Copy each line exactly. Leave nothing out.

■ ■ ■

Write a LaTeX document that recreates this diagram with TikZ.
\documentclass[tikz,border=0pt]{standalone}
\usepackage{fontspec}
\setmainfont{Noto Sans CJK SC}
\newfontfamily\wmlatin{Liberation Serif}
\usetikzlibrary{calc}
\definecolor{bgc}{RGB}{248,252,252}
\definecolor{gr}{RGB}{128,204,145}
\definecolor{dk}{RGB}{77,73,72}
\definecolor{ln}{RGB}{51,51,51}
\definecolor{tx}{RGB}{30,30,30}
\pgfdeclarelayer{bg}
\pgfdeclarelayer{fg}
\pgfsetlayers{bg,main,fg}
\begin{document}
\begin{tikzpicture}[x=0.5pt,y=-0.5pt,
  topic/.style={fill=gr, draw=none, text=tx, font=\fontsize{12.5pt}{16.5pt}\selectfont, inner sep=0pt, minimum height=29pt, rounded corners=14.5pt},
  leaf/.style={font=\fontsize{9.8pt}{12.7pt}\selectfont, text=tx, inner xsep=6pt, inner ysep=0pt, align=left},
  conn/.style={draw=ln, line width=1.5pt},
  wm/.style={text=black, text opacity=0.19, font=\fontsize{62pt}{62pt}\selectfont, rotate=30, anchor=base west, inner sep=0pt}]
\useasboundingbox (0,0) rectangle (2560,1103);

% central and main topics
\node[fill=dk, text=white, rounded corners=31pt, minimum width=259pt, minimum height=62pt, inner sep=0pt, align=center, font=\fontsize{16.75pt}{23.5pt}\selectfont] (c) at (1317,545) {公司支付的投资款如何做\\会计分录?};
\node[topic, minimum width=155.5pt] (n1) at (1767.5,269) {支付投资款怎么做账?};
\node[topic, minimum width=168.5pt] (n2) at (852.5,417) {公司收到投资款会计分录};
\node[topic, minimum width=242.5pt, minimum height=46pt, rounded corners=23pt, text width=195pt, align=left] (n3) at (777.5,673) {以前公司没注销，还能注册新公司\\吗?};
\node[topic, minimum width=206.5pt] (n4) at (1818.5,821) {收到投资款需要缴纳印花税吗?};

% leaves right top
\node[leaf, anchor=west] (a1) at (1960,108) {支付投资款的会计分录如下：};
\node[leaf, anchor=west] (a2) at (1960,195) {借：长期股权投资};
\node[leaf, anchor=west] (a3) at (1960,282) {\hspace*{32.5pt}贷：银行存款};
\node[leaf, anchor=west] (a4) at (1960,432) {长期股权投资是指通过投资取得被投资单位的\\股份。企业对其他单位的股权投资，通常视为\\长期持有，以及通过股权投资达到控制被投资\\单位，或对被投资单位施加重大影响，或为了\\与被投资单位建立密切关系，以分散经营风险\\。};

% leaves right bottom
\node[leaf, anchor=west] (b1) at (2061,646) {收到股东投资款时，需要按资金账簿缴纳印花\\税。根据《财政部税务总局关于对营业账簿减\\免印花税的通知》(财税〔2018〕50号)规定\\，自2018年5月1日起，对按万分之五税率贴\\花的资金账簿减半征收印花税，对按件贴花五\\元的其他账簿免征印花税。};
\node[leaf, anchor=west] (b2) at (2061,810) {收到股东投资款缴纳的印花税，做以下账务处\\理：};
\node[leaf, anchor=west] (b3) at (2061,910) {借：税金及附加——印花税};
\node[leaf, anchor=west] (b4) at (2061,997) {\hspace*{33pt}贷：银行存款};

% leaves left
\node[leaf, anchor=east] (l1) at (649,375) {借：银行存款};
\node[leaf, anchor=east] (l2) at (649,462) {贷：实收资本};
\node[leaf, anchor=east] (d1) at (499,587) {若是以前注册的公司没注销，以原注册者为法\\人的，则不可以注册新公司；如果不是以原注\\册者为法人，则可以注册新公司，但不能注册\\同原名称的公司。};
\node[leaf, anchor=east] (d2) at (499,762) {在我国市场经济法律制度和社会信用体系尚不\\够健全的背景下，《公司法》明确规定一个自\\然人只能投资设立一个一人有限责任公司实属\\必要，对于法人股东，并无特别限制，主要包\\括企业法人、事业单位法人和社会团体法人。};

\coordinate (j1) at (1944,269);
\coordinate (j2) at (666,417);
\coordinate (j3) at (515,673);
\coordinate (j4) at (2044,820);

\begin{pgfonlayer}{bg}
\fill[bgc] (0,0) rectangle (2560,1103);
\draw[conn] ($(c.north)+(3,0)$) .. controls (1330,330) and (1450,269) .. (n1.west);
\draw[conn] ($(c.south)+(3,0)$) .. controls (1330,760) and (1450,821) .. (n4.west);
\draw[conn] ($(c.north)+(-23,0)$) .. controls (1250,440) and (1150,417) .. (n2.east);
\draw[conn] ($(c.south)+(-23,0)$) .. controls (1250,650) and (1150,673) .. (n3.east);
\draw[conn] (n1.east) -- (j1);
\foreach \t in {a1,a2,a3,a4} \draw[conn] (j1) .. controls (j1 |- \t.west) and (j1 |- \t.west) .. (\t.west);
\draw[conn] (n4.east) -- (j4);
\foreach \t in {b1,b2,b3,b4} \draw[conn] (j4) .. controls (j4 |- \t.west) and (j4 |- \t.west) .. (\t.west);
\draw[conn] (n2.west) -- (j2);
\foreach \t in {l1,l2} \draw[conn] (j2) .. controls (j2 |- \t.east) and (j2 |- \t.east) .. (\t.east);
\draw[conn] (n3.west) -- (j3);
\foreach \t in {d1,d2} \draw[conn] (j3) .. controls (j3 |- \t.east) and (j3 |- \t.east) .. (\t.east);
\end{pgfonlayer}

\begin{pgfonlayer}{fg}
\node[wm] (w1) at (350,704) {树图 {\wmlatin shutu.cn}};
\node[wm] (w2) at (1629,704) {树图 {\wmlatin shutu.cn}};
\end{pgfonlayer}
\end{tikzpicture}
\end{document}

■ ■ ■

* _COMPLETE ANSWER_:
Write a LaTeX document that recreates this diagram with TikZ.
\documentclass[tikz,border=0pt]{standalone}
\usepackage{fontspec}
\setmainfont{Noto Sans CJK SC}
\newfontfamily\wmlatin{Liberation Serif}
\usetikzlibrary{calc}
\definecolor{bgc}{RGB}{248,252,252}
\definecolor{gr}{RGB}{128,204,145}
\definecolor{dk}{RGB}{77,73,72}
\definecolor{ln}{RGB}{51,51,51}
\definecolor{tx}{RGB}{30,30,30}
\pgfdeclarelayer{bg}
\pgfdeclarelayer{fg}
\pgfsetlayers{bg,main,fg}
\begin{document}
\begin{tikzpicture}[x=0.5pt,y=-0.5pt,
  topic/.style={fill=gr, draw=none, text=tx, font=\fontsize{12.5pt}{16.5pt}\selectfont, inner sep=0pt, minimum height=29pt, rounded corners=14.5pt},
  leaf/.style={font=\fontsize{9.8pt}{12.7pt}\selectfont, text=tx, inner xsep=6pt, inner ysep=0pt, align=left},
  conn/.style={draw=ln, line width=1.5pt},
  wm/.style={text=black, text opacity=0.19, font=\fontsize{62pt}{62pt}\selectfont, rotate=30, anchor=base west, inner sep=0pt}]
\useasboundingbox (0,0) rectangle (2560,1103);

% central and main topics
\node[fill=dk, text=white, rounded corners=31pt, minimum width=259pt, minimum height=62pt, inner sep=0pt, align=center, font=\fontsize{16.75pt}{23.5pt}\selectfont] (c) at (1317,545) {公司支付的投资款如何做\\会计分录?};
\node[topic, minimum width=155.5pt] (n1) at (1767.5,269) {支付投资款怎么做账?};
\node[topic, minimum width=168.5pt] (n2) at (852.5,417) {公司收到投资款会计分录};
\node[topic, minimum width=242.5pt, minimum height=46pt, rounded corners=23pt, text width=195pt, align=left] (n3) at (777.5,673) {以前公司没注销，还能注册新公司\\吗?};
\node[topic, minimum width=206.5pt] (n4) at (1818.5,821) {收到投资款需要缴纳印花税吗?};

% leaves right top
\node[leaf, anchor=west] (a1) at (1960,108) {支付投资款的会计分录如下：};
\node[leaf, anchor=west] (a2) at (1960,195) {借：长期股权投资};
\node[leaf, anchor=west] (a3) at (1960,282) {\hspace*{32.5pt}贷：银行存款};
\node[leaf, anchor=west] (a4) at (1960,432) {长期股权投资是指通过投资取得被投资单位的\\股份。企业对其他单位的股权投资，通常视为\\长期持有，以及通过股权投资达到控制被投资\\单位，或对被投资单位施加重大影响，或为了\\与被投资单位建立密切关系，以分散经营风险\\。};

% leaves right bottom
\node[leaf, anchor=west] (b1) at (2061,646) {收到股东投资款时，需要按资金账簿缴纳印花\\税。根据《财政部税务总局关于对营业账簿减\\免印花税的通知》(财税〔2018〕50号)规定\\，自2018年5月1日起，对按万分之五税率贴\\花的资金账簿减半征收印花税，对按件贴花五\\元的其他账簿免征印花税。};
\node[leaf, anchor=west] (b2) at (2061,810) {收到股东投资款缴纳的印花税，做以下账务处\\理：};
\node[leaf, anchor=west] (b3) at (2061,910) {借：税金及附加——印花税};
\node[leaf, anchor=west] (b4) at (2061,997) {\hspace*{33pt}贷：银行存款};

% leaves left
\node[leaf, anchor=east] (l1) at (649,375) {借：银行存款};
\node[leaf, anchor=east] (l2) at (649,462) {贷：实收资本};
\node[leaf, anchor=east] (d1) at (499,587) {若是以前注册的公司没注销，以原注册者为法\\人的，则不可以注册新公司；如果不是以原注\\册者为法人，则可以注册新公司，但不能注册\\同原名称的公司。};
\node[leaf, anchor=east] (d2) at (499,762) {在我国市场经济法律制度和社会信用体系尚不\\够健全的背景下，《公司法》明确规定一个自\\然人只能投资设立一个一人有限责任公司实属\\必要，对于法人股东，并无特别限制，主要包\\括企业法人、事业单位法人和社会团体法人。};

\coordinate (j1) at (1944,269);
\coordinate (j2) at (666,417);
\coordinate (j3) at (515,673);
\coordinate (j4) at (2044,820);

\begin{pgfonlayer}{bg}
\fill[bgc] (0,0) rectangle (2560,1103);
\draw[conn] ($(c.north)+(3,0)$) .. controls (1330,330) and (1450,269) .. (n1.west);
\draw[conn] ($(c.south)+(3,0)$) .. controls (1330,760) and (1450,821) .. (n4.west);
\draw[conn] ($(c.north)+(-23,0)$) .. controls (1250,440) and (1150,417) .. (n2.east);
\draw[conn] ($(c.south)+(-23,0)$) .. controls (1250,650) and (1150,673) .. (n3.east);
\draw[conn] (n1.east) -- (j1);
\foreach \t in {a1,a2,a3,a4} \draw[conn] (j1) .. controls (j1 |- \t.west) and (j1 |- \t.west) .. (\t.west);
\draw[conn] (n4.east) -- (j4);
\foreach \t in {b1,b2,b3,b4} \draw[conn] (j4) .. controls (j4 |- \t.west) and (j4 |- \t.west) .. (\t.west);
\draw[conn] (n2.west) -- (j2);
\foreach \t in {l1,l2} \draw[conn] (j2) .. controls (j2 |- \t.east) and (j2 |- \t.east) .. (\t.east);
\draw[conn] (n3.west) -- (j3);
\foreach \t in {d1,d2} \draw[conn] (j3) .. controls (j3 |- \t.east) and (j3 |- \t.east) .. (\t.east);
\end{pgfonlayer}

\begin{pgfonlayer}{fg}
\node[wm] (w1) at (350,704) {树图 {\wmlatin shutu.cn}};
\node[wm] (w2) at (1629,704) {树图 {\wmlatin shutu.cn}};
\end{pgfonlayer}
\end{tikzpicture}
\end{document}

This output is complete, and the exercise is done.